Sounds like a good combo, right? It is. Even with its larger wheels, the Boxster T's adaptive dampers do an impressive job soaking up Michigan's heavily blemished roads and returning a smooth ride that still keeps body motions in check when attacking switchbacks. Sport mode stiffens things up but doesn't necessarily add any additional precision. Those 20-inch wheels may add a smidge of unsprung mass, but the steering is still direct and happy to tell you what the front tires are experiencing. Around the 300-foot skidpad, we measured a solid 1.03 g of pavement adhesion.

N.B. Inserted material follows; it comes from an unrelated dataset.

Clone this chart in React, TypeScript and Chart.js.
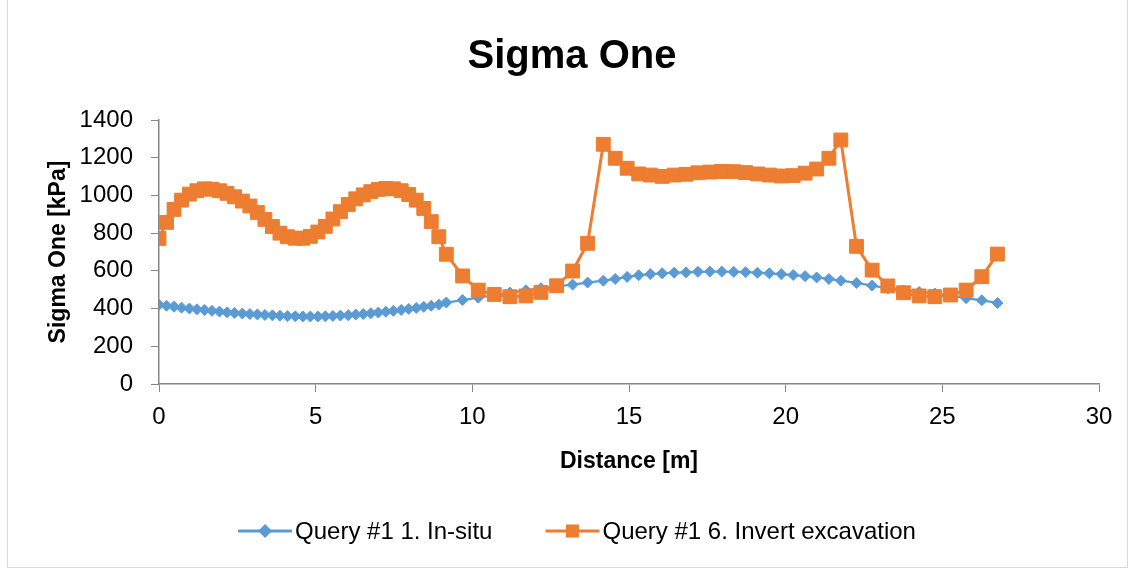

With just 300 horsepower and 280 pound-feet of torque on tap, the Boxster T certainly lacks the outright hustle of a GTS 4.0 or even an S model, but it's not like waiting for a late-arriving bus. With the exception of the lowest depths of the rev range, the turbocharged 2.0-liter flat-four builds boost quickly as the exhaust note changes from flat-brim-cap bass to a more fitting yowl. With clean footwork and one of our favorite six-speed manuals underhand, we recorded a 4.3-second run up to 60 mph, exactly the same as we achieved in 2017, and four-tenths of a second quicker than a 2.0-liter Toyota Supra. Keep your foot in it, and the T will run the quarter-mile in 12.9 seconds at 109 mph, 0.1 second ahead of the 2017 Boxster and 0.4 ahead of the Supra.